Making data archives¶
Problem: Having expended a lot of time (both your own and your computers’) on producing a dataset in a notebook, you want to be able to store it and share it over a long period.
Solution: This is a perennial problem with computational science: how do we make data readable, and keep it that way? Even more than code (which we discussed under Reproducing experiments reliably), data suffers from “bit rot” and becomes unreadable, both in technical and semantic terms.
The technical part – a file that’s in an outdated format – is the easier problem
to deal with. We can use a format that’s already survived the test of time,
that has widespread support, and that – although it eventually will go out
of date – will have emough commitment that it’ll be possible to convert and
upgrade it. HDF5, as used by the HDF5LabNotebook
, meets these criteria
well, and can be accessed natively by epyc
.
Note that epyc
also records the class names of experiments in their results.

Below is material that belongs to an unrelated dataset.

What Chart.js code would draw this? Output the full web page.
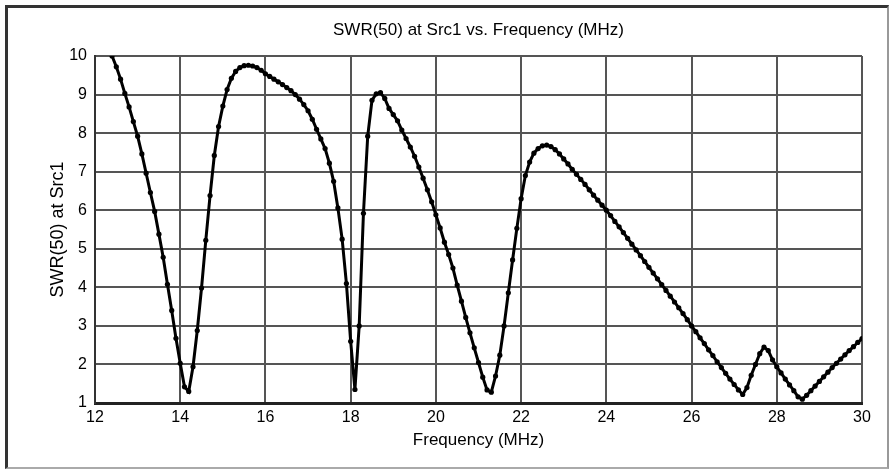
<!DOCTYPE html>
<html lang="en">
<head>
    <meta charset="UTF-8">
    <title>SWR(50) at Src1 vs. Frequency (MHz)</title>
    <script src="https://cdn.jsdelivr.net/npm/chart.js"></script>
    <style>
        html, body { margin: 0; padding: 0; background: #fff; }
        #wrap { position: relative; width: 892px; height: 471px; overflow: hidden; }
        #frame {
            position: absolute; left: 5px; top: 5px; width: 879px; height: 459px;
            border-top: 3px solid #333; border-left: 3px solid #333;
            border-right: 2px solid #999; border-bottom: 2px solid #aaa;
            pointer-events: none;
        }
    </style>
</head>
<body>
    <div id="wrap">
        <canvas id="chartCanvas" width="892" height="471"></canvas>
        <div id="frame"></div>
    </div>

    <script>
        // frequency grid of the sweep (MHz)
        const freqMHz = [
            12.4, 12.5, 12.6, 12.7, 12.8, 12.9,
            13.0, 13.1, 13.2, 13.3, 13.4, 13.5, 13.6, 13.7, 13.8, 13.9,
            14.0, 14.1, 14.2, 14.3, 14.4, 14.5, 14.6, 14.7, 14.8, 14.9,
            15.0, 15.1, 15.2, 15.3, 15.4, 15.5, 15.6, 15.7, 15.8, 15.9,
            16.0, 16.1, 16.2, 16.3, 16.4, 16.5, 16.6, 16.7, 16.8, 16.9,
            17.0, 17.1, 17.2, 17.3, 17.4, 17.5, 17.6, 17.7, 17.8, 17.9,
            18.0, 18.1, 18.2, 18.3, 18.4, 18.5, 18.6, 18.7, 18.8, 18.9,
            19.0, 19.1, 19.2, 19.3, 19.4, 19.5, 19.6, 19.7, 19.8, 19.9,
            20.0, 20.1, 20.2, 20.3, 20.4, 20.5, 20.6, 20.7, 20.8, 20.9,
            21.0, 21.1, 21.2, 21.3, 21.4, 21.5, 21.6, 21.7, 21.8, 21.9,
            22.0, 22.1, 22.2, 22.3, 22.4, 22.5, 22.6, 22.7, 22.8, 22.9,
            23.0, 23.1, 23.2, 23.3, 23.4, 23.5, 23.6, 23.7, 23.8, 23.9,
            24.0, 24.1, 24.2, 24.3, 24.4, 24.5, 24.6, 24.7, 24.8, 24.9,
            25.0, 25.1, 25.2, 25.3, 25.4, 25.5, 25.6, 25.7, 25.8, 25.9,
            26.0, 26.1, 26.2, 26.3, 26.4, 26.5, 26.6, 26.7, 26.8, 26.9,
            27.0, 27.1, 27.2, 27.3, 27.4, 27.5, 27.6, 27.7, 27.8, 27.9,
            28.0, 28.1, 28.2, 28.3, 28.4, 28.5, 28.6, 28.7, 28.8, 28.9,
            29.0, 29.1, 29.2, 29.3, 29.4, 29.5, 29.6, 29.7, 29.8, 29.9,
            30.0
        ];

        // SWR, same order as freqMHz
        const swr = [
            10.0, 9.72, 9.40, 9.03, 8.68, 8.30,
            7.92, 7.46, 6.96, 6.46, 5.97, 5.38, 4.78, 4.08, 3.40, 2.68,
            2.03, 1.42, 1.30, 1.94, 2.88, 3.98, 5.22, 6.38, 7.42, 8.17,
            8.70, 9.13, 9.42, 9.60, 9.70, 9.75, 9.76, 9.74, 9.70, 9.63,
            9.54, 9.47, 9.40, 9.33, 9.26, 9.18, 9.10, 9.00, 8.88, 8.74,
            8.58, 8.36, 8.10, 7.85, 7.60, 7.22, 6.75, 6.06, 5.25, 4.10,
            2.60, 1.35, 3.00, 5.92, 7.92, 8.85, 9.02, 9.05, 8.90, 8.64,
            8.48, 8.32, 8.08, 7.86, 7.64, 7.40, 7.12, 6.83, 6.53, 6.22,
            5.88, 5.54, 5.17, 4.85, 4.50, 4.06, 3.64, 3.22, 2.82, 2.43,
            2.05, 1.67, 1.34, 1.28, 1.70, 2.24, 3.00, 3.86, 4.71, 5.53,
            6.30, 6.90, 7.25, 7.48, 7.60, 7.67, 7.69, 7.65, 7.57, 7.46,
            7.33, 7.20, 7.06, 6.93, 6.80, 6.67, 6.53, 6.39, 6.26, 6.13,
            6.00, 5.86, 5.71, 5.57, 5.42, 5.27, 5.12, 4.97, 4.82, 4.67,
            4.52, 4.37, 4.22, 4.07, 3.92, 3.77, 3.62, 3.47, 3.32, 3.16,
            3.00, 2.85, 2.69, 2.54, 2.38, 2.23, 2.07, 1.92, 1.77, 1.62,
            1.48, 1.34, 1.22, 1.40, 1.72, 2.00, 2.28, 2.45, 2.36, 2.12,
            1.94, 1.78, 1.62, 1.47, 1.32, 1.16, 1.10, 1.20, 1.32, 1.44,
            1.56, 1.68, 1.80, 1.92, 2.03, 2.14, 2.25, 2.36, 2.46, 2.57,
            2.67
        ];

        const xTicks = [12, 14, 16, 18, 20, 22, 24, 26, 28, 30];
        const yTicks = [1, 2, 3, 4, 5, 6, 7, 8, 9, 10];

        const fontFamily = "'Liberation Sans', Arial, sans-serif";
        const textColor = '#000';
        const gridColor = '#555';

        const ctx = document.getElementById('chartCanvas').getContext('2d');

        const chart = new Chart(ctx, {
            type: 'line',
            data: {
                datasets: [{
                    label: 'SWR(50) at Src1',
                    data: freqMHz.map((f, i) => ({ x: f, y: swr[i] })),
                    borderColor: '#000',
                    borderWidth: 3,
                    pointRadius: 2.6,
                    pointBackgroundColor: '#000',
                    pointBorderWidth: 0,
                    tension: 0,
                    fill: false,
                }],
            },
            options: {
                responsive: false,
                devicePixelRatio: 1,
                animation: false,
                layout: { padding: { left: 8, right: 30, top: 8, bottom: 8 } },
                plugins: {
                    legend: { display: false },
                    tooltip: { enabled: false },
                    title: {
                        display: true,
                        fullSize: false,  // centre over the plot area, like the original
                        text: 'SWR(50) at Src1 vs. Frequency (MHz)',
                        color: textColor,
                        font: { family: fontFamily, size: 17, weight: 'normal', lineHeight: 1.2 },
                        padding: { top: 11.8, bottom: 15.8 },
                    },
                },
                scales: {
                    x: {
                        type: 'linear',
                        min: 12,
                        max: 30,
                        afterBuildTicks: scale => { scale.ticks = xTicks.map(v => ({ value: v })); },
                        afterFit: scale => { scale.height = 60; },
                        ticks: {
                            color: textColor,
                            font: { family: fontFamily, size: 16 },
                            padding: 5,
                            maxRotation: 0,
                        },
                        grid: { color: gridColor, lineWidth: 2, drawTicks: false },
                        border: { display: true, color: '#222', width: 3 },
                        title: {
                            display: true,
                            text: 'Frequency (MHz)',
                            color: textColor,
                            font: { family: fontFamily, size: 17, lineHeight: 1.2 },
                            padding: { top: 0, bottom: 12 },
                        },
                    },
                    y: {
                        type: 'linear',
                        min: 1,
                        max: 10,
                        afterBuildTicks: scale => { scale.ticks = yTicks.map(v => ({ value: v })); },
                        afterFit: scale => { scale.width = 87; },
                        ticks: {
                            color: textColor,
                            font: { family: fontFamily, size: 16 },
                            padding: 8,
                        },
                        grid: { color: gridColor, lineWidth: 2, drawTicks: false },
                        border: { display: true, color: '#333', width: 2 },
                        title: {
                            display: true,
                            text: 'SWR(50) at Src1',
                            color: textColor,
                            font: { family: fontFamily, size: 18, lineHeight: 1.2 },
                            padding: { top: 39, bottom: 0 },
                        },
                    },
                },
            },
        });
    </script>
</body>
</html>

This is only a guide, of course: there’s nothing that automatically identifies where
the code of a class is stored, or which version was used. It’s possible to address
these issues as part of dataset semantics, though.
The semantic problem requires that we maintain an understanding of what each field in a dataset means. At a trivial level, sensible field names help, as do free-text descriptions of how and why a datset was collected. This metadata is all stored within a persistent result set or notebook, and can be accessed when the notebook is re-loaded or used within some other tool.
One can be even more structured. Each parameter and result field in a result set (and each metadata field, for that matter) will presumably have a particular purpose and likely some units. We can use attributes to store this metadata too:
from epyc import HDF5LabNotebook
# load the notebook and give it a new description
with HDF5LabNotebook('my-important-dataset.h5') as nb:
# set the description
nb.setDescription('A notebook I want to understand later')
# select the result set we want to annotate with metadata
rs = nb.select('first-experiment')
rs.setDescription('Some physics stuff')
# create attributes for each parameter and result
rs[MyExperiment.VELOCITY] = 'Velocity of particle (ms^-1)'
rs[MyExperiment.MASS] = 'Mass of particle (g)'
rs[MyExperiment.NPARTICLES] = 'Number of particls (number)'
rs[MyExperiment.DENSITY] = 'Final particle density (m^-2)'
# lock the result set against further updates
rs.finish()
We’ve assumed we have a class MyExperiment
that defines field names for its
parameter and result fields. For each of these we create an attribute of the result
set holding a text description and units. Now, when sometime later we examine the notebook,
we’ll have at least some idea of what’s what. Admittedly that metadata isn’t machine-readable
to allow a program to (for example) work out that masses are measured in grams: that
would require a far more sophisticated system using ontologies to describe the structure
of information. But it’s a start to have the information recorded in a human-readable form,
closely associated with the data.
In particular application domains it may also be worth adhering to specific standards for metadata. The UK Digital Curation Centre maintains a list that may be useful.
Finally, we called ResultSet.finish()
to finish and lock the result set. This
will (hopefully) prevent accidental corruption, and will also tidy up the final
file by cancelling any submitted-but-not-completed pending results. (Any such results
will still be recorded in the dataset for audit purposes.)